TASK DIRECTIONS -
Begin with the first line of the material and copy each line word for word through the line that contains "40.15, 40.20, 40.78];"; the pictures are left out.

_ _ _

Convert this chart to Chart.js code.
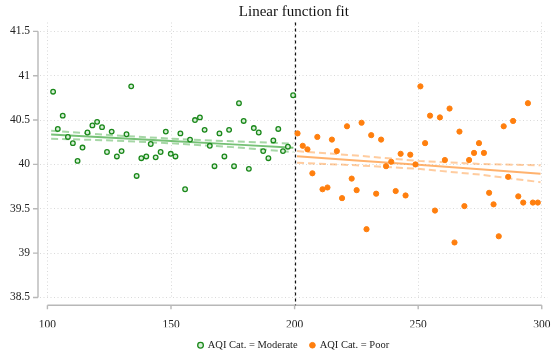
<!DOCTYPE html>
<html>
<head>
<meta charset="utf-8">
<title>Linear function fit</title>
<script src="https://cdn.jsdelivr.net/npm/chart.js@4.4.1/dist/chart.umd.min.js"></script>
<style>
  html, body { margin: 0; padding: 0; background: #fff; }
  #wrap { width: 553px; height: 350px; position: relative; }
</style>
</head>
<body>
<div id="wrap"><canvas id="graph"></canvas></div>
<script>
// AQI readings, split at the category cut-off
const moderateX = [102.3, 104.2, 106.2, 108.3, 110.3, 112.2, 114.2, 116.2, 118.2, 120.1,
                   122.1, 124.1, 126.0, 128.1, 130.0, 132.0, 133.9, 136.1, 138.0, 140.0,
                   141.8, 143.8, 145.8, 147.9, 149.9, 151.8, 153.8, 155.7, 157.7, 159.7,
                   161.7, 163.6, 165.7, 167.6, 169.6, 171.6, 173.5, 175.5, 177.5, 179.4,
                   181.5, 183.5, 185.5, 187.3, 189.4, 191.4, 193.4, 195.3, 197.3, 199.4];
const moderateY = [40.82, 40.40, 40.55, 40.31, 40.24, 40.04, 40.19, 40.36, 40.44, 40.48,
                   40.42, 40.14, 40.37, 40.09, 40.15, 40.34, 40.88, 39.87, 40.07, 40.09,
                   40.23, 40.08, 40.14, 40.37, 40.12, 40.09, 40.35, 39.72, 40.28, 40.50,
                   40.53, 40.39, 40.21, 39.98, 40.35, 40.09, 40.39, 39.98, 40.69, 40.49,
                   39.95, 40.41, 40.36, 40.15, 40.07, 40.27, 40.40, 40.15, 40.20, 40.78];

const poorX = [201.2, 203.3, 205.2, 207.2, 209.2, 211.3, 213.3, 215.1, 217.1, 219.2,
               221.2, 223.1, 225.1, 227.1, 229.1, 231.0, 233.0, 235.0, 237.0, 239.1,
               240.9, 242.9, 244.9, 246.8, 248.9, 250.9, 252.8, 254.8, 256.8, 258.8,
               260.8, 262.7, 264.7, 266.7, 268.7, 270.6, 272.6, 274.6, 276.6, 278.7,
               280.5, 282.6, 284.6, 286.4, 288.4, 290.5, 292.5, 294.4, 296.4, 298.4];
const poorY = [40.35, 40.21, 40.17, 39.90, 40.31, 39.72, 39.74, 40.28, 40.15, 39.62,
               40.43, 39.84, 39.71, 40.47, 39.27, 40.33, 39.67, 40.28, 39.98, 40.03,
               39.70, 40.12, 39.65, 40.11, 40.00, 40.88, 40.24, 40.55, 39.48, 40.53,
               40.05, 40.63, 39.12, 40.37, 39.53, 40.05, 40.13, 40.24, 40.13, 39.68,
               39.55, 39.19, 40.43, 39.86, 40.49, 39.64, 39.57, 40.69, 39.57, 39.57];

// fitted lines with their confidence bands
const moderateFitX  = [101.5, 126, 150, 175, 199.5];
const moderateFit   = [40.337, 40.300, 40.264, 40.226, 40.188];
const moderateUpper = [40.380, 40.330, 40.290, 40.260, 40.235];
const moderateLower = [40.290, 40.270, 40.238, 40.195, 40.140];

const poorFitX  = [201, 225, 250, 275, 299.5];
const poorFit   = [40.093, 40.045, 39.995, 39.946, 39.896];
const poorUpper = [40.150, 40.100, 40.040, 40.005, 39.990];
const poorLower = [40.020, 39.990, 39.950, 39.885, 39.800];

const cutoff = 200;
const xTicks = [100, 150, 200, 250, 300];
const yTicks = [38.5, 39, 39.5, 40, 40.5, 41, 41.5];

const serif = '"Liberation Serif", "DejaVu Serif", serif';

function pairs(xs, ys) {
    return xs.map((x, i) => ({ x: x, y: ys[i] }));
}

function fitLine(xs, ys, color, dashed) {
    return {
        type: 'line',
        label: '',
        data: pairs(xs, ys),
        borderColor: color,
        borderWidth: 2,
        borderDash: dashed ? [7, 4] : [],
        pointRadius: 0,
        fill: false,
        tension: 0,
        order: 2
    };
}

// offset axis spines plus the dashed divider at the cut-off
const axisLines = {
    id: 'axisLines',
    beforeDatasetsDraw(chart) {
        const { ctx, chartArea, scales: { x, y } } = chart;
        ctx.save();
        ctx.strokeStyle = '#b8b8b8';
        ctx.lineWidth = 1.4;
        ctx.beginPath();
        const sx = chartArea.left - 2;
        ctx.moveTo(sx, y.getPixelForValue(yTicks[0]));
        ctx.lineTo(sx, y.getPixelForValue(yTicks[yTicks.length - 1]));
        yTicks.forEach(v => {
            const py = y.getPixelForValue(v);
            ctx.moveTo(sx - 5, py);
            ctx.lineTo(sx, py);
        });
        const sy = chartArea.bottom + 6;
        ctx.moveTo(x.getPixelForValue(xTicks[0]), sy);
        ctx.lineTo(x.getPixelForValue(xTicks[xTicks.length - 1]), sy);
        xTicks.forEach(v => {
            const px = x.getPixelForValue(v);
            ctx.moveTo(px, sy);
            ctx.lineTo(px, sy + 4);
        });
        ctx.stroke();

        const cx = Math.round(x.getPixelForValue(cutoff)) + 0.5;
        ctx.strokeStyle = '#111';
        ctx.lineWidth = 1.2;
        ctx.setLineDash([3, 3]);
        ctx.beginPath();
        ctx.moveTo(cx, chartArea.top);
        ctx.lineTo(cx, chartArea.bottom + 6);
        ctx.stroke();
        ctx.restore();
    }
};

const datasets = [{
    label: 'AQI Cat. = Moderate',
    data: pairs(moderateX, moderateY),
    pointStyle: 'circle',
    pointRadius: 2.3,
    borderWidth: 1.3,
    borderColor: '#1a881a',
    backgroundColor: '#d8efd8',
    order: 1
}, {
    label: 'AQI Cat. = Poor',
    data: pairs(poorX, poorY),
    pointStyle: 'circle',
    pointRadius: 2.6,
    borderWidth: 1,
    borderColor: '#ff7f0e',
    backgroundColor: '#ff7f0e',
    order: 0
},
    fitLine(moderateFitX, moderateFit, 'rgba(44, 160, 44, 0.65)', false),
    fitLine(moderateFitX, moderateUpper, 'rgba(44, 160, 44, 0.42)', true),
    fitLine(moderateFitX, moderateLower, 'rgba(44, 160, 44, 0.42)', true),
    fitLine(poorFitX, poorFit, 'rgba(255, 127, 14, 0.6)', false),
    fitLine(poorFitX, poorUpper, 'rgba(255, 127, 14, 0.4)', true),
    fitLine(poorFitX, poorLower, 'rgba(255, 127, 14, 0.4)', true)
];

const ctx = document.getElementById('graph').getContext('2d');
const chart = new Chart(ctx, {
    type: 'scatter',
    data: { datasets: datasets },
    plugins: [axisLines],
    options: {
        responsive: true,
        maintainAspectRatio: false,
        animation: false,
        devicePixelRatio: 1,
        layout: { padding: { left: 0, right: 5, top: 0, bottom: -10.5 } },
        scales: {
            x: {
                type: 'linear',
                min: 97,
                max: 302.4,
                afterBuildTicks: s => { s.ticks = xTicks.map(v => ({ value: v })); },
                afterFit: s => {
                    s.height = 28;
                    s.paddingLeft = 0;
                    s.paddingRight = 0;
                },
                grid: { color: '#d9d9d9', lineWidth: 1, drawTicks: false },
                border: { display: false, dash: [1, 2.5] },
                ticks: {
                    padding: 19,
                    color: '#222',
                    font: { family: serif, size: 11.5 },
                    callback: v => String(v)
                }
            },
            y: {
                min: 38.48,
                max: 41.6,
                afterBuildTicks: s => { s.ticks = yTicks.map(v => ({ value: v })); },
                afterFit: s => {
                    s.width = 40;
                    s.paddingTop = 0;
                    s.paddingBottom = 0;
                },
                grid: { color: '#d9d9d9', lineWidth: 1, drawTicks: false },
                border: { display: false, dash: [1, 2.5] },
                ticks: {
                    padding: 10,
                    color: '#222',
                    font: { family: serif, size: 11.5 },
                    callback: v => String(v)
                }
            }
        },
        plugins: {
            title: {
                display: true,
                text: 'Linear function fit',
                fullSize: false,
                color: '#111',
                font: { family: serif, size: 15, weight: 'normal' },
                padding: { top: 3, bottom: 1.5 }
            },
            legend: {
                position: 'bottom',
                fullSize: false,
                labels: {
                    usePointStyle: true,
                    boxWidth: 4,
                    boxHeight: 4,
                    padding: 12.75,
                    color: '#222',
                    font: { family: serif, size: 10.5 },
                    filter: item => item.datasetIndex < 2,
                    sort: (a, b) => a.datasetIndex - b.datasetIndex
                }
            },
            tooltip: { enabled: false }
        }
    }
});
</script>
</body>
</html>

_ _ _

REPLY TO THE EXERCISE -
Convert this chart to Chart.js code.
<!DOCTYPE html>
<html>
<head>
<meta charset="utf-8">
<title>Linear function fit</title>
<script src="https://cdn.jsdelivr.net/npm/chart.js@4.4.1/dist/chart.umd.min.js"></script>
<style>
  html, body { margin: 0; padding: 0; background: #fff; }
  #wrap { width: 553px; height: 350px; position: relative; }
</style>
</head>
<body>
<div id="wrap"><canvas id="graph"></canvas></div>
<script>
// AQI readings, split at the category cut-off
const moderateX = [102.3, 104.2, 106.2, 108.3, 110.3, 112.2, 114.2, 116.2, 118.2, 120.1,
                   122.1, 124.1, 126.0, 128.1, 130.0, 132.0, 133.9, 136.1, 138.0, 140.0,
                   141.8, 143.8, 145.8, 147.9, 149.9, 151.8, 153.8, 155.7, 157.7, 159.7,
                   161.7, 163.6, 165.7, 167.6, 169.6, 171.6, 173.5, 175.5, 177.5, 179.4,
                   181.5, 183.5, 185.5, 187.3, 189.4, 191.4, 193.4, 195.3, 197.3, 199.4];
const moderateY = [40.82, 40.40, 40.55, 40.31, 40.24, 40.04, 40.19, 40.36, 40.44, 40.48,
                   40.42, 40.14, 40.37, 40.09, 40.15, 40.34, 40.88, 39.87, 40.07, 40.09,
                   40.23, 40.08, 40.14, 40.37, 40.12, 40.09, 40.35, 39.72, 40.28, 40.50,
                   40.53, 40.39, 40.21, 39.98, 40.35, 40.09, 40.39, 39.98, 40.69, 40.49,
                   39.95, 40.41, 40.36, 40.15, 40.07, 40.27, 40.40, 40.15, 40.20, 40.78];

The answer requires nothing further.